A public information campaign could help consumers to ease pressure on energy supplies by providing advice on changes to consumption patterns. Until now, the Government has resisted calls to ask the public to cut energy use, unlike its counterparts in Europe, however, analysis carried out by BEIS suggests that Britain could experience power cuts for four days in January if there are gas shortages and the weather is particularly severe.
It is clear that despite all of its previous rhetoric, NG ESO is finally recognising that the system could be tight enough to require load shedding this winter. Hopefully this will be achieved purely through voluntary means, but there is a risk of mandatory supply disruptions, particularly for businesses. However, the system operator still seems to be in denial as to the extent of the risks, which is not encouraging. I would urge NG ESO to consider whether its de-rating methodology is appropriate in the ACS case and reduce the contribution from wind. It should also recognise that the behaviour of interconnectors in system stress situations has never been tested in real life, and could deliver undesirable results such as exports rather than imports.
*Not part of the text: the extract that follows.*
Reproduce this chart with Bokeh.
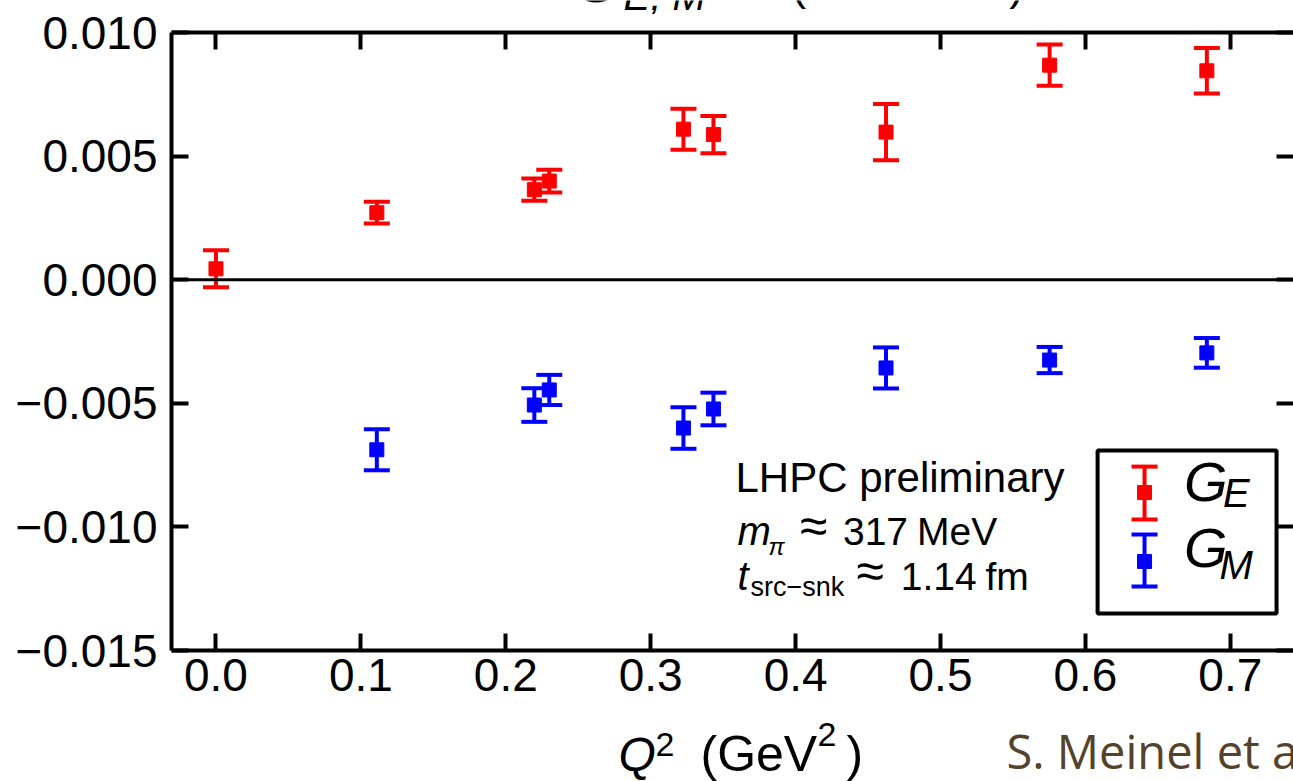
from bokeh.plotting import figure
from bokeh.layouts import column
from bokeh.models import (Range1d, LinearAxis, FixedTicker, CustomJSTickFormatter,
                          ColumnDataSource, Whisker, TeeHead, Span, BoxAnnotation, Label)
from bokeh.embed import file_html
from bokeh.resources import INLINE

# Electric form factor G_E vs Q^2 (GeV^2)
ge_q2 = [0.0, 0.111, 0.2197, 0.230, 0.3226, 0.3433, 0.4624, 0.5753, 0.6838]
ge_val = [0.00044, 0.00271, 0.00364, 0.00399, 0.00609, 0.00587, 0.00597, 0.00868, 0.00845]
ge_err = [0.00075, 0.00044, 0.00045, 0.00046, 0.00083, 0.00075, 0.00114, 0.00083, 0.00092]

# Magnetic form factor G_M vs Q^2 (GeV^2)
gm_q2 = [0.111, 0.2197, 0.230, 0.3226, 0.3433, 0.4624, 0.5753, 0.6838]
gm_val = [-0.00688, -0.00507, -0.00446, -0.00600, -0.00523, -0.00357, -0.00325, -0.00296]
gm_err = [0.00083, 0.00068, 0.00061, 0.00084, 0.00066, 0.00083, 0.00053, 0.00060]

x_ticks = [0.0, 0.1, 0.2, 0.3, 0.4, 0.5, 0.6, 0.7]
y_ticks = [-0.015, -0.010, -0.005, 0.0, 0.005, 0.010]

RED = "#ff0000"
BLUE = "#0000ff"
FONT = "Liberation Sans"
W = 1293
LEFT = 171

# ---------------------------------------------------------------- main plot
p = figure(width=W, height=702,
           x_range=Range1d(-0.0307, 0.7436), y_range=Range1d(-0.015, 0.010),
           output_backend="svg", toolbar_location=None,
           min_border_left=LEFT, min_border_right=0,
           min_border_top=18, min_border_bottom=66,
           outline_line_color=None, background_fill_color="white",
           border_fill_color="white")
p.grid.visible = False

y_fmt = CustomJSTickFormatter(code="""
    const s = Math.abs(tick).toFixed(3);
    return (tick < -1e-12 ? "\\u2212" : "") + s;
""")
x_fmt = CustomJSTickFormatter(code="return tick.toFixed(1);")
blank_fmt = CustomJSTickFormatter(code="return '';")


def style_axis(ax, ticks, fmt, show_line=True, label_size="46px", standoff=6):
    ax.ticker = FixedTicker(ticks=ticks, minor_ticks=[])
    ax.formatter = fmt
    ax.major_tick_in = 17
    ax.major_tick_out = 0
    ax.minor_tick_in = 0
    ax.minor_tick_out = 0
    ax.major_tick_line_width = 4
    ax.major_tick_line_color = "black"
    ax.axis_line_width = 4
    ax.axis_line_color = "black" if show_line else None
    ax.major_label_text_font = FONT
    ax.major_label_text_font_size = label_size
    ax.major_label_text_color = "black"
    ax.major_label_standoff = standoff


style_axis(p.xaxis[0], x_ticks, x_fmt, standoff=8)
style_axis(p.yaxis[0], y_ticks, y_fmt, standoff=14)

top_axis = LinearAxis()
style_axis(top_axis, x_ticks, blank_fmt, label_size="0px", standoff=0)
p.add_layout(top_axis, "above")

right_axis = LinearAxis()
style_axis(right_axis, y_ticks, blank_fmt, show_line=False, label_size="0px", standoff=0)
p.add_layout(right_axis, "right")

# zero line
p.add_layout(Span(location=0, dimension="width", line_color="black", line_width=3))


def error_series(q2, val, err, color):
    src = ColumnDataSource(dict(
        x=q2, y=val,
        upper=[v + e for v, e in zip(val, err)],
        lower=[v - e for v, e in zip(val, err)],
    ))
    p.add_layout(Whisker(source=src, base="x", upper="upper", lower="lower",
                         line_color=color, line_width=4,
                         upper_head=TeeHead(size=26, line_color=color, line_width=4),
                         lower_head=TeeHead(size=26, line_color=color, line_width=4)))
    p.scatter("x", "y", source=src, marker="square", size=14,
              fill_color=color, line_color=color)


error_series(ge_q2, ge_val, ge_err, RED)
error_series(gm_q2, gm_val, gm_err, BLUE)


def put(fig, text, x, y, size, style="normal", color="black", font=FONT):
    # (x, y) is the text baseline start; lift by the box descent
    fig.add_layout(Label(x=x, y=y, text=text, text_font=font,
                         text_font_size=f"{size}px", text_font_style=style,
                         text_color=color, text_align="left",
                         text_baseline="alphabetic", y_offset=0.38 * size))


# legend box with error-bar samples
p.add_layout(BoxAnnotation(left=0.6084, right=0.7319, top=-0.00691, bottom=-0.0135,
                           fill_alpha=0, line_color="black", line_alpha=1.0,
                           line_width=4))
leg = ColumnDataSource(dict(x=[0.6408, 0.6408], y=[-0.00861, -0.01140],
                            upper=[-0.00756, -0.01031], lower=[-0.00970, -0.01241],
                            color=[RED, BLUE]))
p.add_layout(Whisker(source=leg, base="x", upper="upper", lower="lower",
                     line_color="color", line_width=4,
                     upper_head=TeeHead(size=26, line_color="color", line_width=4),
                     lower_head=TeeHead(size=26, line_color="color", line_width=4)))
p.scatter("x", "y", source=leg, marker="square", size=14,
          fill_color="color", line_color="color")
put(p, "G", 0.6680, -0.00901, 56, "italic")
put(p, "E", 0.6950, -0.00926, 40, "italic")
put(p, "G", 0.6680, -0.01168, 56, "italic")
put(p, "M", 0.6925, -0.01217, 40, "italic")

# ensemble annotation
put(p, "LHPC  preliminary", 0.3585, -0.00865, 42)
put(p, "m", 0.3599, -0.01079, 40, "italic")
put(p, "\u03c0", 0.3813, -0.01116, 24, "italic")
put(p, "\u2248", 0.4030, -0.01075, 50)
put(p, "317", 0.4327, -0.01079, 39)
put(p, "MeV", 0.4838, -0.01079, 39)
put(p, "t", 0.3599, -0.01261, 40, "italic")
put(p, "src\u2212snk", 0.3689, -0.01285, 27)
put(p, "\u2248", 0.4420, -0.01257, 50)
put(p, "1.14", 0.4726, -0.01261, 39)
put(p, "fm", 0.5310, -0.01261, 39)


# ------------------------------------------------ text strips above and below
# The column aligns every frame with the main plot's frame, so the strips use
# a horizontal range in page pixels that starts at the plot's left border.
def strip(height):
    f = figure(width=W, height=height, x_range=Range1d(LEFT, W),
               y_range=Range1d(height, 0),
               output_backend="svg", toolbar_location=None,
               x_axis_location=None, y_axis_location=None,
               min_border_left=LEFT, min_border_right=0,
               min_border_top=0, min_border_bottom=0,
               outline_line_color=None)
    f.grid.visible = False
    return f


top = strip(14)
put(top, "G", 575, 3, 56, "italic")
put(top, "E, M", 623, 11, 40, "italic")
put(top, "(connected)", 791, 1, 44)

bot = strip(65)
put(bot, "Q", 618, 56, 48, "italic")
put(bot, "2", 655, 41, 34)
put(bot, "(GeV", 700, 56, 50)
put(bot, "2", 817, 31, 34)
put(bot, ")", 846, 56, 50)
put(bot, "S. Meinel et al.", 1006, 52, 47, color="#54432a", font="Open Sans")

layout = column(top, p, bot, spacing=0)
open("out.html", "w").write(file_html(layout, INLINE))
We need additional measures to ensure energy security this winter. The Government should:
Negotiate to return the Calon CCGTs to the market as soon as possible
Lift emissions regulations limiting the use of on-site diesel generation
Explore dual-fuelling of CCGTs to protect gas supplies in the event of a gas disruption
Negotiate with Norway to secure imports in times of system stress in exchange for exports at other times
I am no more re-assured by this updated analysis that I was by the early winter outlook. While I hope that capacity margins will remain comfortable through the winter, hope is not an appropriate way to manage risk. We need a more honest and accurate appraisal of the downsides, and appropriate action, if we are to avoid harmful supply disruptions this winter.